Imagine you’re out on a hunt with your friends. You are all starving and need to find something to eat soon. You can either try to catch a hare, which doesn’t require the help of your friends at all, and get a little bit of meat. Or you can go after a stag, which requires the cooperation of your friends, and get a lot more meat. Here’s the rub: you have to make your decision without the knowledge of what your friends are going to decide. Obviously this means that your friends have the exact same limitation.
What would you do in this situation?
A Glaring Omission
If we’re focused on our own problems, we might be tempted to hunt the hare. Yet if we want to ensure the greatest good for the greatest number of people, then collaborating and hunting the stag is the better option.
This leads us to what is known as the Collective Action Problem, a situation in which all individuals would be better off cooperating but fail to do so because of conflicting interests between individuals that discourage joint action. It is at the heart of humanity’s battle against climate change.
The Individual vs. the Collective
To reduce emissions, the biggest business polluters, the transnational corporations, need to be taxed and regulated. However, if a corporation is taxed by the country it is based in, this won’t be sufficient to stop it from continuing its business in a country with less stringent regulations.
As there’s no all mighty Leviathan to keep this parasitic behaviour in check, countries compete for the employment and short-term economic benefits that these businesses offer them, while downplaying global, ecological destruction.
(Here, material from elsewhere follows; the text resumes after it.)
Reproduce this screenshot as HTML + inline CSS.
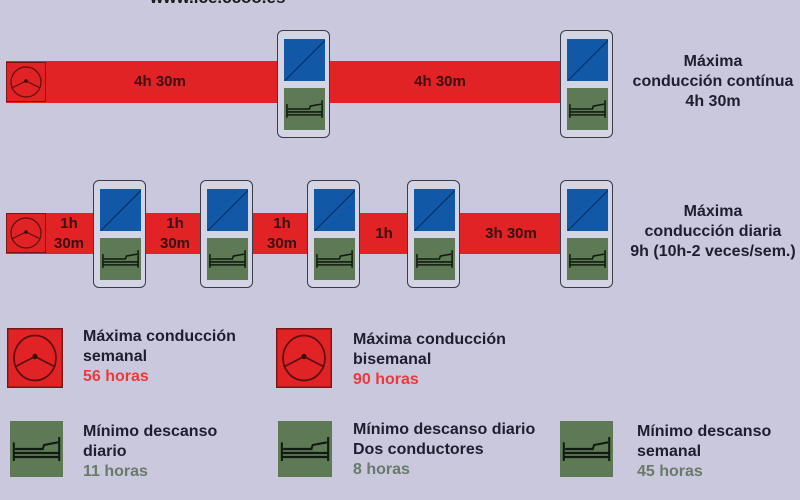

Individuals have a vested interest in acting selfishly for financial gain as opposed to risking losing out if they were to act differently. They follow local beneficial incentives whilst looking away from damage done to the whole.
Simply put, tackling climate change is the stag which necessitates global cooperation. If one person goes after the stag, they’ll simply fail to catch it. No country is willing to be the first to tax multinational corporations at responsible rates, since going first will mean fewer jobs, a depressed economy, and bad times for all.
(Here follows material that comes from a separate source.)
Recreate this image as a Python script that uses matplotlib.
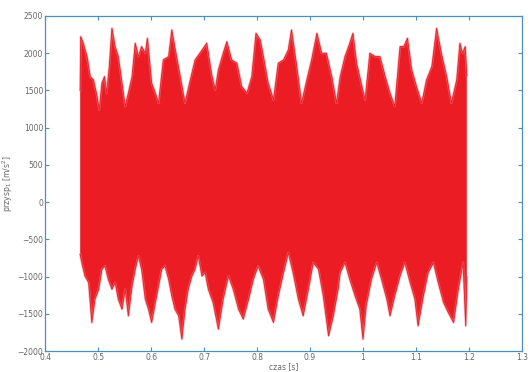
import matplotlib
matplotlib.use('Agg')
import matplotlib.pyplot as plt

# upper edge of the signal (time [s], acceleration [m/s^2])
top_t = [0.466, 0.467, 0.472, 0.479, 0.485, 0.491, 0.498, 0.502, 0.507, 0.512, 0.516, 0.521,
         0.526, 0.532, 0.538, 0.545, 0.551, 0.557, 0.564, 0.570, 0.576, 0.582, 0.589, 0.593,
         0.601, 0.608, 0.614, 0.623, 0.633, 0.639, 0.648, 0.655, 0.664, 0.674, 0.683, 0.692,
         0.705, 0.715, 0.721, 0.727, 0.736, 0.743, 0.752, 0.762, 0.771, 0.781, 0.790, 0.798,
         0.806, 0.812, 0.821, 0.831, 0.840, 0.850, 0.859, 0.865, 0.875, 0.884, 0.894, 0.903,
         0.913, 0.922, 0.931, 0.941, 0.950, 0.957, 0.966, 0.975, 0.981, 0.988, 0.998, 1.004,
         1.013, 1.023, 1.032, 1.042, 1.051, 1.060, 1.070, 1.077, 1.084, 1.092, 1.101, 1.111,
         1.120, 1.130, 1.139, 1.148, 1.158, 1.167, 1.177, 1.183, 1.188, 1.193, 1.196]
top_v = [1500, 2223, 2134, 1955, 1687, 1643, 1420, 1241, 1598, 1687, 1465, 1821,
         2335, 2089, 1955, 1598, 1286, 1465, 1687, 2134, 1955, 2089, 2000, 2201,
         1598, 1465, 1331, 1911, 1955, 2313, 1955, 1687, 1331, 1643, 1911, 2000,
         2134, 1687, 1509, 1777, 2000, 2156, 1911, 1866, 1553, 1465, 1687, 2268,
         2179, 1955, 1598, 1375, 1866, 1911, 2045, 2313, 1821, 1331, 1643, 1911,
         2268, 2000, 2000, 1687, 1331, 1687, 1955, 2134, 2268, 1866, 1553, 1375,
         2000, 1955, 1955, 1687, 1465, 1286, 2089, 2089, 2201, 1777, 1553, 1331,
         1643, 1821, 2335, 2000, 1687, 1331, 1643, 2134, 2000, 2089, 1700]

# lower edge of the signal
bot_t = [0.466, 0.469, 0.475, 0.482, 0.488, 0.494, 0.501, 0.507, 0.513, 0.519, 0.526, 0.532,
         0.538, 0.545, 0.551, 0.557, 0.564, 0.570, 0.576, 0.582, 0.589, 0.595, 0.601, 0.608,
         0.614, 0.620, 0.626, 0.633, 0.639, 0.645, 0.652, 0.658, 0.664, 0.670, 0.677, 0.683,
         0.689, 0.696, 0.702, 0.708, 0.717, 0.727, 0.736, 0.746, 0.755, 0.765, 0.774, 0.784,
         0.793, 0.802, 0.812, 0.821, 0.831, 0.840, 0.850, 0.859, 0.868, 0.878, 0.887, 0.897,
         0.906, 0.916, 0.925, 0.935, 0.944, 0.953, 0.957, 0.966, 0.975, 0.985, 0.994, 1.000,
         1.006, 1.016, 1.026, 1.035, 1.045, 1.051, 1.060, 1.070, 1.079, 1.089, 1.098, 1.104,
         1.114, 1.123, 1.133, 1.142, 1.152, 1.161, 1.171, 1.180, 1.189, 1.194, 1.196]
bot_v = [-700, -811, -991, -1079, -1615, -1303, -1169, -901, -856, -1035, -1169, -1079,
         -1303, -1437, -1169, -1526, -1125, -901, -723, -901, -1303, -1437, -1615, -1348,
         -1125, -901, -856, -1035, -1258, -1437, -1526, -1838, -1437, -1169, -991, -901,
         -723, -991, -946, -1169, -1347, -1704, -1303, -991, -1169, -1437, -1570, -1303,
         -1035, -856, -1035, -1437, -1615, -1258, -946, -678, -946, -1303, -1526, -1169,
         -811, -901, -1258, -1794, -1526, -1169, -946, -811, -1035, -1258, -1437, -1838,
         -1392, -1035, -811, -1035, -1303, -1526, -1258, -991, -811, -1079, -1303, -1660,
         -1258, -946, -811, -1079, -1347, -1481, -1615, -1169, -811, -1660, -1000]

xticks = [0.4, 0.5, 0.6, 0.7, 0.8, 0.9, 1, 1.1, 1.2, 1.3]
yticks = [-2000, -1500, -1000, -500, 0, 500, 1000, 1500, 2000, 2500]

fig = plt.figure(figsize=(5.32, 3.72), dpi=100)
ax = fig.add_axes([0.085, 0.056, 0.896, 0.901])

red = '#ec1c24'
pink = '#f27a7e'
poly_t = top_t + bot_t[::-1]
poly_v = top_v + bot_v[::-1]
# soft halo around the edges, then the solid body
ax.plot(top_t, top_v, color=pink, lw=1.6, alpha=0.6)
ax.plot(bot_t, bot_v, color=pink, lw=1.6, alpha=0.6)
ax.fill(poly_t, poly_v, color=red, lw=0)
ax.plot(top_t, top_v, color=red, lw=0.6)
ax.plot(bot_t, bot_v, color=red, lw=0.6)

ax.set_xlim(0.4, 1.3)
ax.set_ylim(-2000, 2500)
ax.set_xticks(xticks)
ax.set_xticklabels([str(x) for x in xticks])
ax.set_yticks(yticks)

axcol = '#4a90b8'
for s in ax.spines.values():
    s.set_color(axcol)
    s.set_linewidth(0.9)
ax.tick_params(direction='in', length=3, color=axcol, labelsize=5.5,
               labelcolor='#666666', top=True, right=True, pad=1.5)
ax.set_xlabel('czas [s]', fontsize=5.5, color='#666666', labelpad=0)
ax.set_ylabel('przysp$_1$ [m/s$^2$]', fontsize=5.5, color='#666666', labelpad=2)

plt.savefig('out.png', dpi=100)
The only way to solve this problem is if countries were to act simultaneously.
The SIMPOL Solution
SIMultaneous POLicy (SIMPOL) aims to tackle this particular problem (a problem that, alarmingly, isn’t being raised in many places) by galvanising citizens to support this change. It places the citizen at the centre of this change by allowing them to choose a political candidate that recognises this problem and acts in accordance with the greatest good.
To be clear, SIMPOL is not a political party. It’s a pledge and a process for bringing about global cooperation in order to deal with global problems. Anyone can sign up, from any party, from anywhere in the world, while retaining the membership of whichever party they happen to be associated with at the moment.
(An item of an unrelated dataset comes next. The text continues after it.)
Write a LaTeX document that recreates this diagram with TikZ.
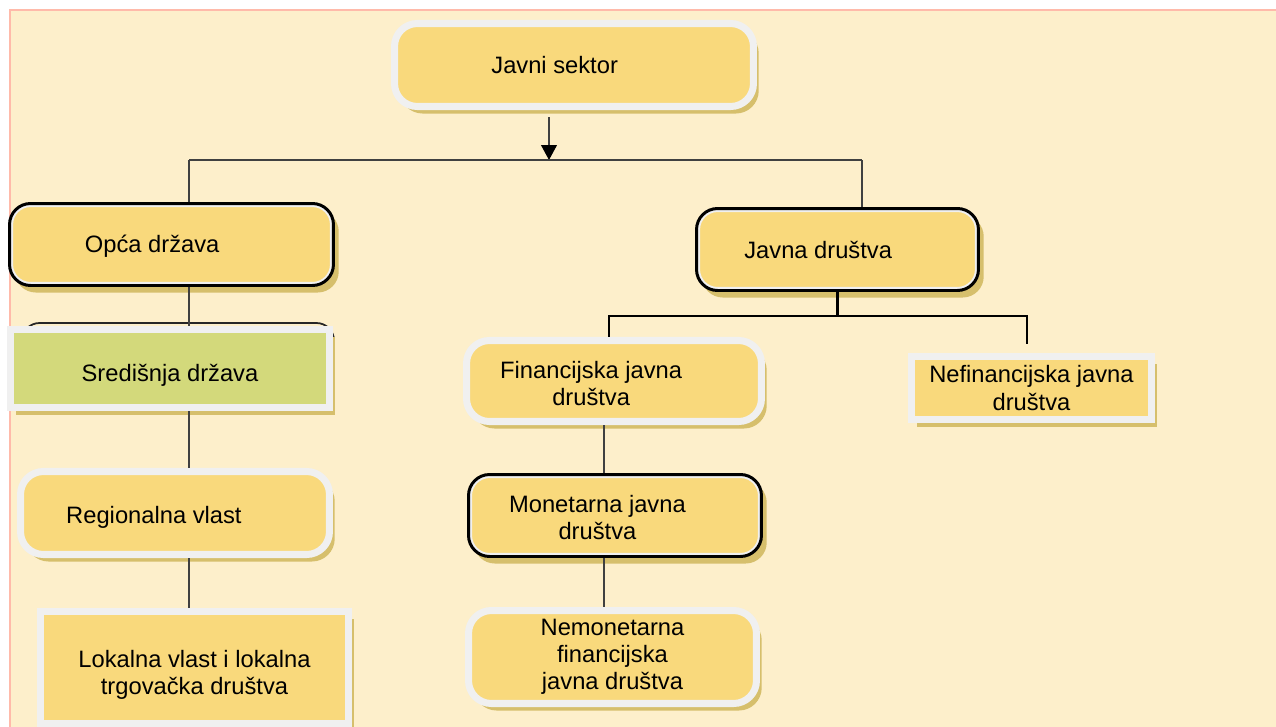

When a politician recognizes this fundamental issue, they can choose to provisionally sign up for SIMPOL, meaning that they support the process for bringing about global simultaneous cooperation in principle at some as-yet-undecided future date. Remember, the whole point is to get governments to act simultaneously on the global level so that they don’t lose out individually to transnational corporations, but this has to start from a slow, bottom-up process.
Citizens, on the other hand, who also recognize the fundamental issue, can choose to endorse those political candidates that have taken the SIMPOL pledge because they are the ones who have shown themselves to support a practical solution to global issues that go beyond petty party politics. Indeed, this solution can be a practical method of leveraging parties against one another for the benefit of everyone; once people realise the benefits — and necessity — of global cooperation, they’ll want a piece of the pie. As citizens, we can further encourage other politicians to sign on to take the pledge, which will create a domino-effect as others will similarly take heed. Politicians who fail to join SIMPOL risk losing votes to those who support it.
There are three criteria that define a Simultaneous Policy:
- It must be implemented simultaneously across the globe to stop any individual nation from losing out to destructive global competition.
- It must follow the principle of subsidiarity, meaning that if a policy can be decided unilaterally by a single nation, there’s no need for its implementation in SIMPOL.
- It must tackle related issues together, to avoid having some nations win out at the expense of others. For example: a global carbon tax will discourage the countries who are directly affected from negotiating tax rates. Combined issues here could include tax on profits, employment incentives, and government infrastructural support.
As SIMPOL’s democratic process is decided by the people, once a sufficiently large enough percentage of the world has signed on, then policy committees (which are open for anyone to join) will decide on the actual implementation of policies. A date in the future is agreed upon, and the policy will be implemented worldwide.
Ultimately, SIMPOL is based on a very simple premise: working together pays more than working alone. Worker’s Unions employ the exact same logic. There’s strength in numbers, but only if you wake up to recognize this fact can words truly manifest into actions.
SIMPOL Expanded
As a concept, this simple idea can be used to tackle any collective action problem. If a group of competing individuals realise they would achieve more by joining interests and fighting for a common cause, then a SIMPOL-like solution can help impel them towards an emergent level of organisation that will ultimately be to everyone’s advantage.
It’s no easy task, and it is certainly not flawless. However, this idea presents us with the possibility of working around the perpetual collective action problems that we encounter in our daily lives and shows us how it’s possible to overcome them. Will it definitely work? Not necessarily. But seeing the issues we face in our world today, it is worth trying. One thing is certain, if we want to tackle a global problem such as climate change, we need to stop hunting hares and focus on hunting the stag together.